>> BEGIN
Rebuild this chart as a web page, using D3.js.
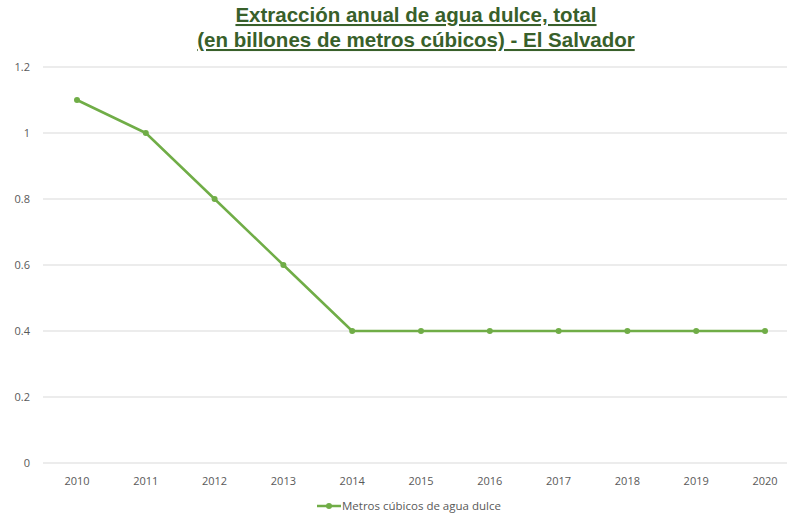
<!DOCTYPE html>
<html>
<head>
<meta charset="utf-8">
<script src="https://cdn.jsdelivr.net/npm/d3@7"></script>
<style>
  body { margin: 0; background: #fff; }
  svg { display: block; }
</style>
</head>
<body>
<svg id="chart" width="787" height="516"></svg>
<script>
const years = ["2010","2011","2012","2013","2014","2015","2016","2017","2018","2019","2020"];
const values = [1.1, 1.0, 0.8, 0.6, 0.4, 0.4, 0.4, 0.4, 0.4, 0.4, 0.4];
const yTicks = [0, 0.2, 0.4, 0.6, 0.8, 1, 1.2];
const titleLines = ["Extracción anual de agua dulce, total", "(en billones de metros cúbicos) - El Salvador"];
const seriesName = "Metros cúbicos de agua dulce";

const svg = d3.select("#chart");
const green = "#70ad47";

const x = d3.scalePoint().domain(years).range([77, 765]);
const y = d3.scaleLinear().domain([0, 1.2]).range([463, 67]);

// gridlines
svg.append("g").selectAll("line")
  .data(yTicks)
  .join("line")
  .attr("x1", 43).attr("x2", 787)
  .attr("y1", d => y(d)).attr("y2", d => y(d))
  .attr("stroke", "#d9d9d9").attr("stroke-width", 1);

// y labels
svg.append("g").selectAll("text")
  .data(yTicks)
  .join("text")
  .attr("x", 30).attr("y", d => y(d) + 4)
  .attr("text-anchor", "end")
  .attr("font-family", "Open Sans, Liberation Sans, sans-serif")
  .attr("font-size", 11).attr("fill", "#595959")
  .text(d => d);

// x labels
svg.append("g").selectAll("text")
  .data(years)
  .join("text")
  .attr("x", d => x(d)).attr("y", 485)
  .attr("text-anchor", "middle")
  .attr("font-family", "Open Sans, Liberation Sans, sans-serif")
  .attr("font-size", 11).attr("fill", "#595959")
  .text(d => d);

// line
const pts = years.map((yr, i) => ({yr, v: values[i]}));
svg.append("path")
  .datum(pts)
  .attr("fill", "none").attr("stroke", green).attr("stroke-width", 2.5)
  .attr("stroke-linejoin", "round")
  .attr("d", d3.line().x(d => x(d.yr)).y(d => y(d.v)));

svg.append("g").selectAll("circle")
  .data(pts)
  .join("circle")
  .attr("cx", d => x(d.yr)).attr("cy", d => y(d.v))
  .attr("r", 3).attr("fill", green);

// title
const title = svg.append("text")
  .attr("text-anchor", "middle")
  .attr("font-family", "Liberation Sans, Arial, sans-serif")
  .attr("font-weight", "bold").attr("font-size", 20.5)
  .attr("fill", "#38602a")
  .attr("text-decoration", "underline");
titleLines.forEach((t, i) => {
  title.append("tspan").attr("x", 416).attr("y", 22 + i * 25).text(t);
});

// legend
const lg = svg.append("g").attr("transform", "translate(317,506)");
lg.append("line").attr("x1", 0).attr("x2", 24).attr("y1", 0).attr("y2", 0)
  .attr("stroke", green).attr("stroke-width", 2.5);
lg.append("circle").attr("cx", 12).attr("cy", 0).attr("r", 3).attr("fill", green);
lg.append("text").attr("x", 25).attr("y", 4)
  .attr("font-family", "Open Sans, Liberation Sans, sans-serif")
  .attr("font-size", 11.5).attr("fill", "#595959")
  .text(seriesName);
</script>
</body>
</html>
>> END
Repeat the listing above exactly from its first line to the line containing "const y = d3.scaleLinear().domain([0, 1.2]).range([463, 67]);", both included, and omit the pictures.

**TASK SOLUTION:**
Rebuild this chart as a web page, using D3.js.
<!DOCTYPE html>
<html>
<head>
<meta charset="utf-8">
<script src="https://cdn.jsdelivr.net/npm/d3@7"></script>
<style>
  body { margin: 0; background: #fff; }
  svg { display: block; }
</style>
</head>
<body>
<svg id="chart" width="787" height="516"></svg>
<script>
const years = ["2010","2011","2012","2013","2014","2015","2016","2017","2018","2019","2020"];
const values = [1.1, 1.0, 0.8, 0.6, 0.4, 0.4, 0.4, 0.4, 0.4, 0.4, 0.4];
const yTicks = [0, 0.2, 0.4, 0.6, 0.8, 1, 1.2];
const titleLines = ["Extracción anual de agua dulce, total", "(en billones de metros cúbicos) - El Salvador"];
const seriesName = "Metros cúbicos de agua dulce";

const svg = d3.select("#chart");
const green = "#70ad47";

const x = d3.scalePoint().domain(years).range([77, 765]);
const y = d3.scaleLinear().domain([0, 1.2]).range([463, 67]);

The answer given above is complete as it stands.